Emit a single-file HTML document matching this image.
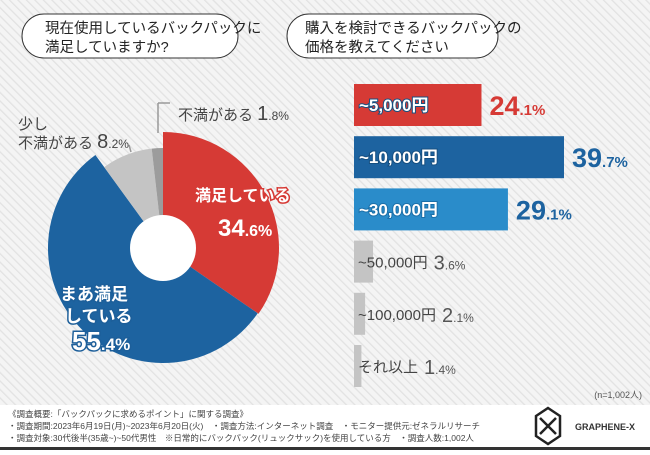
<!DOCTYPE html>
<html><head><meta charset="utf-8"><style>
body{margin:0;width:650px;height:450px;overflow:hidden;font-family:"Liberation Sans","Noto Sans CJK JP",sans-serif;}
svg text{font-family:"Liberation Sans","Noto Sans CJK JP",sans-serif;}
</style></head><body>
<svg id="c" width="650" height="450" viewBox="0 0 650 450" xmlns="http://www.w3.org/2000/svg">
<defs><pattern id="st" width="6" height="6" patternUnits="userSpaceOnUse" patternTransform="rotate(-45)"><rect width="6" height="6" fill="#f4f4f4"/><rect width="1.3" height="6" fill="#e2e2e2"/></pattern></defs>
<rect width="650" height="405" fill="url(#st)"/>
<rect y="405" width="650" height="42" fill="#fff"/>
<rect y="447" width="650" height="3" fill="#333"/>
<g>
<rect x="22" y="14" width="216" height="44" rx="22" fill="#fff" stroke="#333" stroke-width="1"/>
<text x="45" y="33" font-size="14.5" fill="#222">現在使用しているバックパックに</text>
<text x="45" y="52" font-size="14.5" fill="#222">満足していますか?</text>
</g>
<g>
<rect x="287" y="14" width="211" height="44" rx="22" fill="#fff" stroke="#333" stroke-width="1"/>
<text x="305" y="33" font-size="14.5" fill="#222">購入を検討できるバックパックの</text>
<text x="305" y="52" font-size="14.5" fill="#222">価格を教えてください</text>
</g>
<g id="pie"></g>
<g id="bars"></g>
<g font-weight="bold">
<text x="18" y="129" font-size="15" fill="#444" font-weight="normal">少し</text>
<text x="18" y="136" font-size="15" fill="#444" font-weight="normal" dy="12">不満がある <tspan font-size="20">8</tspan><tspan font-size="12">.2%</tspan></text>
<line x1="158" y1="103" x2="158" y2="133" stroke="#999" stroke-width="1.5"/><line x1="158" y1="103" x2="170" y2="103" stroke="#999" stroke-width="1.5"/>
<line x1="129" y1="145" x2="131" y2="152" stroke="#999" stroke-width="1.5"/>
<text x="178" y="120" font-size="15" fill="#444" font-weight="normal">不満がある <tspan font-size="20">1</tspan><tspan font-size="12">.8%</tspan></text>
<text x="195" y="201" font-size="16" fill="#fff" stroke="#d63a35" stroke-width="3" paint-order="stroke">満足している</text>
<text x="218" y="236" font-size="24" fill="#fff" stroke="#d63a35" stroke-width="3" paint-order="stroke">34<tspan font-size="16">.6%</tspan></text>
<text x="60" y="300" font-size="17" fill="#fff" stroke="#1d5f9a" stroke-width="3" paint-order="stroke">まあ満足</text>
<text x="65" y="322" font-size="17" fill="#fff" stroke="#1d5f9a" stroke-width="3" paint-order="stroke">している</text>
<text x="72" y="350" font-size="26" fill="#fff" stroke="#1d5f9a" stroke-width="3" paint-order="stroke">55<tspan font-size="17">.4%</tspan></text>
</g>
<text x="642" y="398" font-size="9" fill="#555" text-anchor="end">(n=1,002人)</text>
<g font-size="8.5" fill="#444">
<text x="8" y="417">《調査概要:「バックパックに求めるポイント」に関する調査》</text>
<text x="8" y="429">・調査期間:2023年6月19日(月)~2023年6月20日(火)　・調査方法:インターネット調査　・モニター提供元:ゼネラルリサーチ</text>
<text x="8" y="441">・調査対象:30代後半(35歳~)~50代男性　※日常的にバックパック(リュックサック)を使用している方　・調査人数:1,002人</text>
</g>
<g>
<polygon points="548,408 560,416 560,436 548,444 536,436 536,416" fill="none" stroke="#222" stroke-width="2.5"/>
<path d="M540,418 L556,434 M556,418 L540,434" stroke="#222" stroke-width="2.5" fill="none"/>
<text x="575" y="430" font-size="9" font-weight="bold" fill="#333">GRAPHENE-X</text>
</g>
</svg>
<script>
const pieLabels=["満足している","まあ満足している","少し不満がある","不満がある"];
const pieValues=[34.6,55.4,8.2,1.8];
const pieColors=["#d63a35","#1d63a0","#c4c4c4","#9c9c9c"];
const pieRadii=[116,115,100,100];
const barCats=["~5,000円","~10,000円","~30,000円","~50,000円","~100,000円","それ以上"];
const barValues=[24.1,39.7,29.1,3.6,2.1,1.4];
const barColors=["#d63a35","#1d63a0","#2a8cca","#c4c4c4","#c4c4c4","#c4c4c4"];
const NS="http://www.w3.org/2000/svg";
const pie=document.getElementById('pie');
const cx=163,cy=248;
const tot=pieValues.reduce((a,b)=>a+b,0);
let acc=0;
function pt(a,r){return [cx+r*Math.sin(a),cy-r*Math.cos(a)];}
pieValues.forEach((v,i)=>{
 const a0=acc/tot*2*Math.PI;acc+=v;const a1=acc/tot*2*Math.PI;
 const r=pieRadii[i];const p0=pt(a0,r),p1=pt(a1,r);
 const lg=(a1-a0)>Math.PI?1:0;
 const p=document.createElementNS(NS,'path');
 p.setAttribute('d',`M${cx},${cy} L${p0[0]},${p0[1]} A${r},${r} 0 ${lg} 1 ${p1[0]},${p1[1]} Z`);
 p.setAttribute('fill',pieColors[i]);
 
 
 pie.appendChild(p);
});
const hole=document.createElementNS(NS,'circle');
hole.setAttribute('cx',cx);hole.setAttribute('cy',cy);hole.setAttribute('r',33);hole.setAttribute('fill','#fff');


pie.appendChild(hole);
const bars=document.getElementById('bars');
const x0=354,scale=210/39.7,y0=84,step=52.2,bh=42;
function xs(v){return v*scale;}
barValues.forEach((v,i)=>{
 const y=y0+i*step;const w=xs(v);
 const r=document.createElementNS(NS,'rect');
 r.setAttribute('x',x0);r.setAttribute('y',y);r.setAttribute('width',w);r.setAttribute('height',bh);r.setAttribute('fill',barColors[i]);
 
 
 bars.appendChild(r);
 const big=i<3;
 const t=document.createElementNS(NS,'text');
 t.setAttribute('x',x0+(big?5:4));t.setAttribute('y',y+bh/2+6);
 t.setAttribute('font-size',big?'17':'15');
 if(big){t.setAttribute('fill','#fff');t.setAttribute('font-weight','bold');t.setAttribute('stroke',barColors[i]==='#2a8cca'?'#1b6fa8':'#164f80');t.setAttribute('stroke-width','2');t.setAttribute('paint-order','stroke');}
 else t.setAttribute('fill','#444');
 t.textContent=barCats[i];
 
 
 bars.appendChild(t);
 const s=String(v).split('.');
 const vt=document.createElementNS(NS,'text');
 let vx=big?x0+w+8:x0+4+t.getComputedTextLength()+6;
 vt.setAttribute('x',vx);vt.setAttribute('y',y+bh/2+(big?10:8));
 vt.setAttribute('fill',i===0?'#d63a35':(big?'#1d63a0':'#555'));
 vt.setAttribute('font-weight',big?'bold':'normal');
 vt.setAttribute('font-size',big?'27':'20');
 vt.innerHTML=s[0]+'<tspan font-size="'+(big?15:12)+'">.'+s[1]+'%</tspan>';
 
 
 bars.appendChild(vt);
});
</script>
</body></html>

*Problem requirements*.
Repeat the material above verbatim, with no pictures in the output.

*Solution for this exercise*.
Emit a single-file HTML document matching this image.
<!DOCTYPE html>
<html><head><meta charset="utf-8"><style>
body{margin:0;width:650px;height:450px;overflow:hidden;font-family:"Liberation Sans","Noto Sans CJK JP",sans-serif;}
svg text{font-family:"Liberation Sans","Noto Sans CJK JP",sans-serif;}
</style></head><body>
<svg id="c" width="650" height="450" viewBox="0 0 650 450" xmlns="http://www.w3.org/2000/svg">
<defs><pattern id="st" width="6" height="6" patternUnits="userSpaceOnUse" patternTransform="rotate(-45)"><rect width="6" height="6" fill="#f4f4f4"/><rect width="1.3" height="6" fill="#e2e2e2"/></pattern></defs>
<rect width="650" height="405" fill="url(#st)"/>
<rect y="405" width="650" height="42" fill="#fff"/>
<rect y="447" width="650" height="3" fill="#333"/>
<g>
<rect x="22" y="14" width="216" height="44" rx="22" fill="#fff" stroke="#333" stroke-width="1"/>
<text x="45" y="33" font-size="14.5" fill="#222">現在使用しているバックパックに</text>
<text x="45" y="52" font-size="14.5" fill="#222">満足していますか?</text>
</g>
<g>
<rect x="287" y="14" width="211" height="44" rx="22" fill="#fff" stroke="#333" stroke-width="1"/>
<text x="305" y="33" font-size="14.5" fill="#222">購入を検討できるバックパックの</text>
<text x="305" y="52" font-size="14.5" fill="#222">価格を教えてください</text>
</g>
<g id="pie"></g>
<g id="bars"></g>
<g font-weight="bold">
<text x="18" y="129" font-size="15" fill="#444" font-weight="normal">少し</text>
<text x="18" y="136" font-size="15" fill="#444" font-weight="normal" dy="12">不満がある <tspan font-size="20">8</tspan><tspan font-size="12">.2%</tspan></text>
<line x1="158" y1="103" x2="158" y2="133" stroke="#999" stroke-width="1.5"/><line x1="158" y1="103" x2="170" y2="103" stroke="#999" stroke-width="1.5"/>
<line x1="129" y1="145" x2="131" y2="152" stroke="#999" stroke-width="1.5"/>
<text x="178" y="120" font-size="15" fill="#444" font-weight="normal">不満がある <tspan font-size="20">1</tspan><tspan font-size="12">.8%</tspan></text>
<text x="195" y="201" font-size="16" fill="#fff" stroke="#d63a35" stroke-width="3" paint-order="stroke">満足している</text>
<text x="218" y="236" font-size="24" fill="#fff" stroke="#d63a35" stroke-width="3" paint-order="stroke">34<tspan font-size="16">.6%</tspan></text>
<text x="60" y="300" font-size="17" fill="#fff" stroke="#1d5f9a" stroke-width="3" paint-order="stroke">まあ満足</text>
<text x="65" y="322" font-size="17" fill="#fff" stroke="#1d5f9a" stroke-width="3" paint-order="stroke">している</text>
<text x="72" y="350" font-size="26" fill="#fff" stroke="#1d5f9a" stroke-width="3" paint-order="stroke">55<tspan font-size="17">.4%</tspan></text>
</g>
<text x="642" y="398" font-size="9" fill="#555" text-anchor="end">(n=1,002人)</text>
<g font-size="8.5" fill="#444">
<text x="8" y="417">《調査概要:「バックパックに求めるポイント」に関する調査》</text>
<text x="8" y="429">・調査期間:2023年6月19日(月)~2023年6月20日(火)　・調査方法:インターネット調査　・モニター提供元:ゼネラルリサーチ</text>
<text x="8" y="441">・調査対象:30代後半(35歳~)~50代男性　※日常的にバックパック(リュックサック)を使用している方　・調査人数:1,002人</text>
</g>
<g>
<polygon points="548,408 560,416 560,436 548,444 536,436 536,416" fill="none" stroke="#222" stroke-width="2.5"/>
<path d="M540,418 L556,434 M556,418 L540,434" stroke="#222" stroke-width="2.5" fill="none"/>
<text x="575" y="430" font-size="9" font-weight="bold" fill="#333">GRAPHENE-X</text>
</g>
</svg>
<script>
const pieLabels=["満足している","まあ満足している","少し不満がある","不満がある"];
const pieValues=[34.6,55.4,8.2,1.8];
const pieColors=["#d63a35","#1d63a0","#c4c4c4","#9c9c9c"];
const pieRadii=[116,115,100,100];
const barCats=["~5,000円","~10,000円","~30,000円","~50,000円","~100,000円","それ以上"];
const barValues=[24.1,39.7,29.1,3.6,2.1,1.4];
const barColors=["#d63a35","#1d63a0","#2a8cca","#c4c4c4","#c4c4c4","#c4c4c4"];
const NS="http://www.w3.org/2000/svg";
const pie=document.getElementById('pie');
const cx=163,cy=248;
const tot=pieValues.reduce((a,b)=>a+b,0);
let acc=0;
function pt(a,r){return [cx+r*Math.sin(a),cy-r*Math.cos(a)];}
pieValues.forEach((v,i)=>{
 const a0=acc/tot*2*Math.PI;acc+=v;const a1=acc/tot*2*Math.PI;
 const r=pieRadii[i];const p0=pt(a0,r),p1=pt(a1,r);
 const lg=(a1-a0)>Math.PI?1:0;
 const p=document.createElementNS(NS,'path');
 p.setAttribute('d',`M${cx},${cy} L${p0[0]},${p0[1]} A${r},${r} 0 ${lg} 1 ${p1[0]},${p1[1]} Z`);
 p.setAttribute('fill',pieColors[i]);
 
 
 pie.appendChild(p);
});
const hole=document.createElementNS(NS,'circle');
hole.setAttribute('cx',cx);hole.setAttribute('cy',cy);hole.setAttribute('r',33);hole.setAttribute('fill','#fff');


pie.appendChild(hole);
const bars=document.getElementById('bars');
const x0=354,scale=210/39.7,y0=84,step=52.2,bh=42;
function xs(v){return v*scale;}
barValues.forEach((v,i)=>{
 const y=y0+i*step;const w=xs(v);
 const r=document.createElementNS(NS,'rect');
 r.setAttribute('x',x0);r.setAttribute('y',y);r.setAttribute('width',w);r.setAttribute('height',bh);r.setAttribute('fill',barColors[i]);
 
 
 bars.appendChild(r);
 const big=i<3;
 const t=document.createElementNS(NS,'text');
 t.setAttribute('x',x0+(big?5:4));t.setAttribute('y',y+bh/2+6);
 t.setAttribute('font-size',big?'17':'15');
 if(big){t.setAttribute('fill','#fff');t.setAttribute('font-weight','bold');t.setAttribute('stroke',barColors[i]==='#2a8cca'?'#1b6fa8':'#164f80');t.setAttribute('stroke-width','2');t.setAttribute('paint-order','stroke');}
 else t.setAttribute('fill','#444');
 t.textContent=barCats[i];
 
 
 bars.appendChild(t);
 const s=String(v).split('.');
 const vt=document.createElementNS(NS,'text');
 let vx=big?x0+w+8:x0+4+t.getComputedTextLength()+6;
 vt.setAttribute('x',vx);vt.setAttribute('y',y+bh/2+(big?10:8));
 vt.setAttribute('fill',i===0?'#d63a35':(big?'#1d63a0':'#555'));
 vt.setAttribute('font-weight',big?'bold':'normal');
 vt.setAttribute('font-size',big?'27':'20');
 vt.innerHTML=s[0]+'<tspan font-size="'+(big?15:12)+'">.'+s[1]+'%</tspan>';
 
 
 bars.appendChild(vt);
});
</script>
</body></html>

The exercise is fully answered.